There are social forces at work that propel us toward our choices. Because we go to this school or that job (also the result of other influences), we meet people that we otherwise would likely never have met. They become our friends and/or lovers, or perhaps introduce us to others who will have an influence on our lives. Also, we might just happen to be at some place on a day and time when someone or something inspires and motivates us to take certain actions that open a new chapter in our lives. If we had not been there then, that chapter would not have begun. Instead, another chapter influenced by a different impetus would have been part of our biography.
As we get older and look back on the lives we led, we can recognize certain defining moments in which unplanned opportunities and/or events presented themselves and we responded to them. As Robert Frost said in his poem about two paths diverging in a wood and taking one of them, what we did “has made all the difference.”
For me, one defining moment occurred at Rutgers University, when I began my doctoral studies. The course I really wanted to take was not available and my advisor suggested a sociology course as an elective. My other degree programs in business administration and English had no room for such a course and I wasn’t sure what to expect. My professor, Donald Halsted, was so inspiring that he opened my mind to an exciting discipline and fired up my imagination.

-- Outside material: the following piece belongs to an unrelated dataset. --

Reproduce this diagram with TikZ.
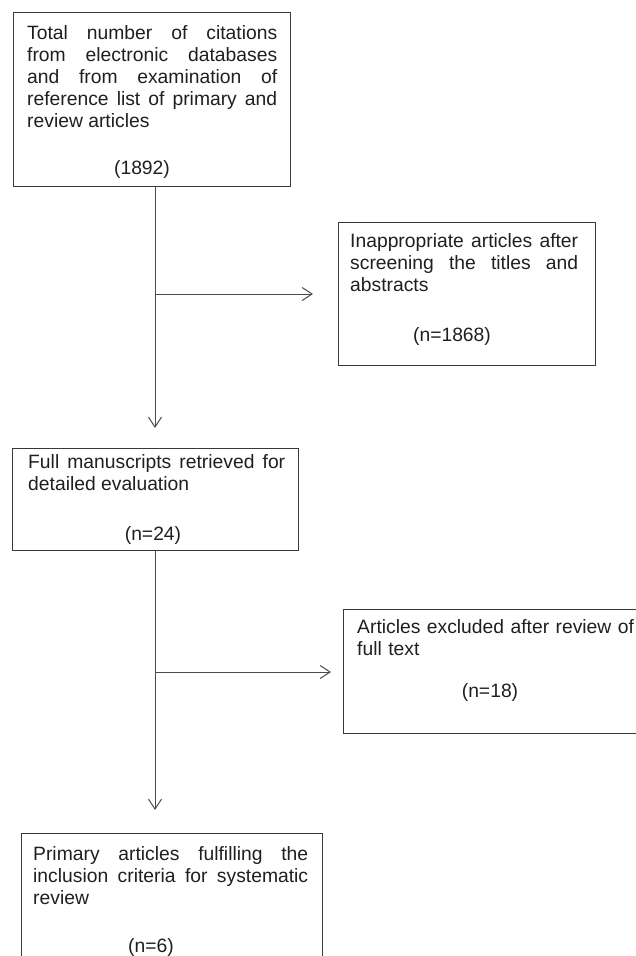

I soon chose sociology as my major, having to take six extra courses to offset my background deficiency, but it was worth it. I began a journey along a different career path and have never regretted that “accidental” choice. Without question, my subsequent research, writings, and assignments abroad—including a Fulbright residency in the Czech Republic and recent field research in Albania, Bosnia, and Kazakhstan—would never have occurred if I that original course had been available, or if I had taken a different replacement course, or if Prof. Halsted had not been such an inspiration. I have no doubt in my mind that Guardians of the Gate would never have been written if my plans had not been disrupted by unintended events.
Your biography is different, of course, but I’m confident you have your own unplanned, defining moments that shaped (and will further shape) your life as well.